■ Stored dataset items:
_____

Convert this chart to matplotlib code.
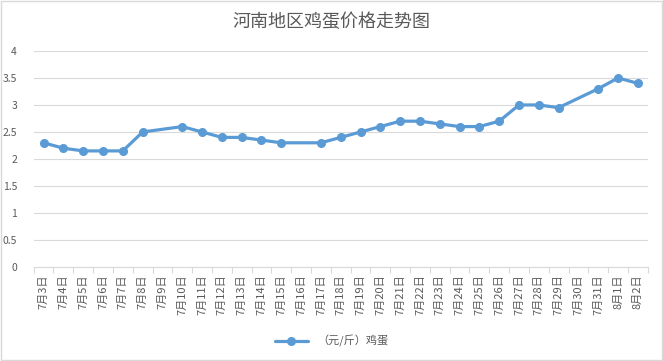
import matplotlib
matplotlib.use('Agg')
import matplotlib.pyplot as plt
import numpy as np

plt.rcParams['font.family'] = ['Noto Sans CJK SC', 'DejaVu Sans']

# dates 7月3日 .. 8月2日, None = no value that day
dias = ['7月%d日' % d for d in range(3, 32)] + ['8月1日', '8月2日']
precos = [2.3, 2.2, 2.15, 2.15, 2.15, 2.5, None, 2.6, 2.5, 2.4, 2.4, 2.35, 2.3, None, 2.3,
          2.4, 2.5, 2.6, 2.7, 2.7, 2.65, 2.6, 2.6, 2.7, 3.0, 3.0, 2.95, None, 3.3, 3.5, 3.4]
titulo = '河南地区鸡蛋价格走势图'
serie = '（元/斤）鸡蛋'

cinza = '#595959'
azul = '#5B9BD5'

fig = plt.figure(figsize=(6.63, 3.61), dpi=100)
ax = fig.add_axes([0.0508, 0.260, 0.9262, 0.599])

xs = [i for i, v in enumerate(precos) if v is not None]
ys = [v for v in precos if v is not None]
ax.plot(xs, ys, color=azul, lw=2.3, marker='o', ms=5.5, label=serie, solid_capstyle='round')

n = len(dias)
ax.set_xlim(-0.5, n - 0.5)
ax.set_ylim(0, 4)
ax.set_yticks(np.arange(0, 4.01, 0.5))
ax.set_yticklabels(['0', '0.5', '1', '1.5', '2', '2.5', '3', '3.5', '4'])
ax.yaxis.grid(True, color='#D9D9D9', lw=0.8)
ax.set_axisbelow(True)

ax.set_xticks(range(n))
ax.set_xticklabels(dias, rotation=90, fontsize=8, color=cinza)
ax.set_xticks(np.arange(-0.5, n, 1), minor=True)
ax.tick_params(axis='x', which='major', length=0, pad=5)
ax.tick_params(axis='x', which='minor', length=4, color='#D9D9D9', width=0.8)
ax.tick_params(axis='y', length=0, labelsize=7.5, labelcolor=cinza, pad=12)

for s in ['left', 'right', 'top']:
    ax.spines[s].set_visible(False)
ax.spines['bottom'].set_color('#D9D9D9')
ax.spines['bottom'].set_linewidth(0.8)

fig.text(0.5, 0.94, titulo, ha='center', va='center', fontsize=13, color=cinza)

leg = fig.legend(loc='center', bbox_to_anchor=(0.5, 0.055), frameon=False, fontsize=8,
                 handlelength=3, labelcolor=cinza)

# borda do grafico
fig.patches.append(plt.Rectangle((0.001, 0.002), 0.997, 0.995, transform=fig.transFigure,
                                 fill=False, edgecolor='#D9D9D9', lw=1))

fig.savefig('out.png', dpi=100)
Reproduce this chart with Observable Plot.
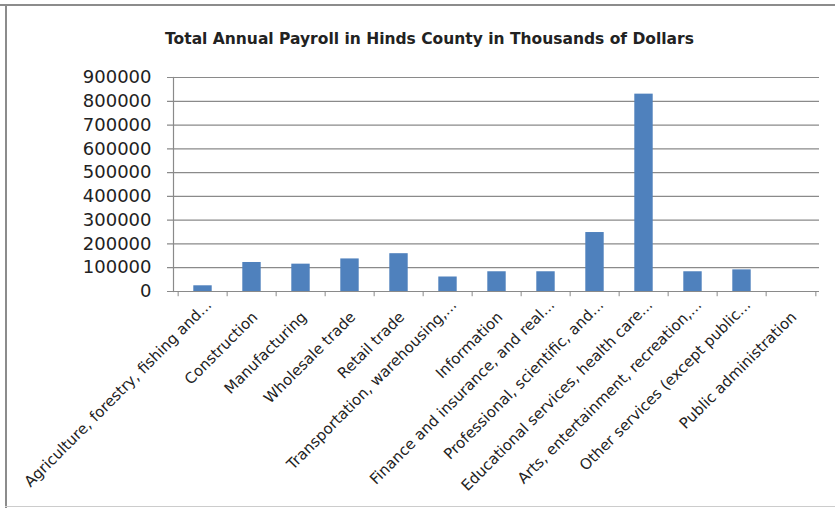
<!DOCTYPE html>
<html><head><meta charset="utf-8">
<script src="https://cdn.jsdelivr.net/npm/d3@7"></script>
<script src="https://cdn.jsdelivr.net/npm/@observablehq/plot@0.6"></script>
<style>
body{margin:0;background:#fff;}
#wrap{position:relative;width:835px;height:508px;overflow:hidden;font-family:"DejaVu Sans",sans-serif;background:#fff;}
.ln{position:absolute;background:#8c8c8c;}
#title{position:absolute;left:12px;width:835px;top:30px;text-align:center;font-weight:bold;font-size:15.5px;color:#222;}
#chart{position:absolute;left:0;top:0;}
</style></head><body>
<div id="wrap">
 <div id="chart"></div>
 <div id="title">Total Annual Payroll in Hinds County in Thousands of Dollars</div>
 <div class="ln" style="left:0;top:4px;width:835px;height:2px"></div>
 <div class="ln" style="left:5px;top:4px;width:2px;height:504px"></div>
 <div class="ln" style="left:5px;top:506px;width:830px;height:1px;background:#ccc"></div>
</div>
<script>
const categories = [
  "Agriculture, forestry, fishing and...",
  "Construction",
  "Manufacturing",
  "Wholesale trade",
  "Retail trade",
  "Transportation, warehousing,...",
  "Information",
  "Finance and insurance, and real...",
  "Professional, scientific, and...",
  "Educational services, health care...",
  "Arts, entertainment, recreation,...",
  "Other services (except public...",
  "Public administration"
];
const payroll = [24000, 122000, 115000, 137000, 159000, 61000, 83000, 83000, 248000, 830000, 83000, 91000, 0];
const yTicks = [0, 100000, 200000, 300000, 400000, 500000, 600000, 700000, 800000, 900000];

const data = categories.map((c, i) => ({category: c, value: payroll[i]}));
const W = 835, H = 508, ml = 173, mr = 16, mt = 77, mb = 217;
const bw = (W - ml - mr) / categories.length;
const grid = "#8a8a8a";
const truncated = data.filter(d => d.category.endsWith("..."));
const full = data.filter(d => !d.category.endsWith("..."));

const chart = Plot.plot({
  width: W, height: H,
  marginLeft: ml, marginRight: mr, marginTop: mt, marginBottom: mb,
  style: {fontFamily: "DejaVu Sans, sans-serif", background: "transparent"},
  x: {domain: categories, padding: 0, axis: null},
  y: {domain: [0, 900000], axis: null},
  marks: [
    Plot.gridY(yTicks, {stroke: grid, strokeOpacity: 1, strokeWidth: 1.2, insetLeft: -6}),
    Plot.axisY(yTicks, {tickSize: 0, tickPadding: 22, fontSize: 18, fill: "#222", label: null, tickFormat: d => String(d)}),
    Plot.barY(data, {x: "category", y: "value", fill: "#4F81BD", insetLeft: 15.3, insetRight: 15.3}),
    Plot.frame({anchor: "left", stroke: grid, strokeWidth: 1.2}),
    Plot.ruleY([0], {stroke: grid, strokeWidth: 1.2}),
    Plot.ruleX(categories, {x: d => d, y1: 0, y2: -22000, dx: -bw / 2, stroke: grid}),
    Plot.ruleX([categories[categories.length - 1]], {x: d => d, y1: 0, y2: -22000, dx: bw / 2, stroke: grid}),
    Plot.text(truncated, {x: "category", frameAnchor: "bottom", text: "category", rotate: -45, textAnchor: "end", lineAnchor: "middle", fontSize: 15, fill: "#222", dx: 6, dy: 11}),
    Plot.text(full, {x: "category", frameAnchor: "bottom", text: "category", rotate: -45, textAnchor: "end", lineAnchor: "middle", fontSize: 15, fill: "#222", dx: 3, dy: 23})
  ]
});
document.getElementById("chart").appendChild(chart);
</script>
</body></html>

_____

Extract, word for word, each line from the top of the data down to and including the line with "ax = fig.add_axes([0.0508, 0.260, 0.9262, 0.599])"; skip the pictures.

■ Output for this exercise:
Convert this chart to matplotlib code.
import matplotlib
matplotlib.use('Agg')
import matplotlib.pyplot as plt
import numpy as np

plt.rcParams['font.family'] = ['Noto Sans CJK SC', 'DejaVu Sans']

# dates 7月3日 .. 8月2日, None = no value that day
dias = ['7月%d日' % d for d in range(3, 32)] + ['8月1日', '8月2日']
precos = [2.3, 2.2, 2.15, 2.15, 2.15, 2.5, None, 2.6, 2.5, 2.4, 2.4, 2.35, 2.3, None, 2.3,
          2.4, 2.5, 2.6, 2.7, 2.7, 2.65, 2.6, 2.6, 2.7, 3.0, 3.0, 2.95, None, 3.3, 3.5, 3.4]
titulo = '河南地区鸡蛋价格走势图'
serie = '（元/斤）鸡蛋'

cinza = '#595959'
azul = '#5B9BD5'

fig = plt.figure(figsize=(6.63, 3.61), dpi=100)
ax = fig.add_axes([0.0508, 0.260, 0.9262, 0.599])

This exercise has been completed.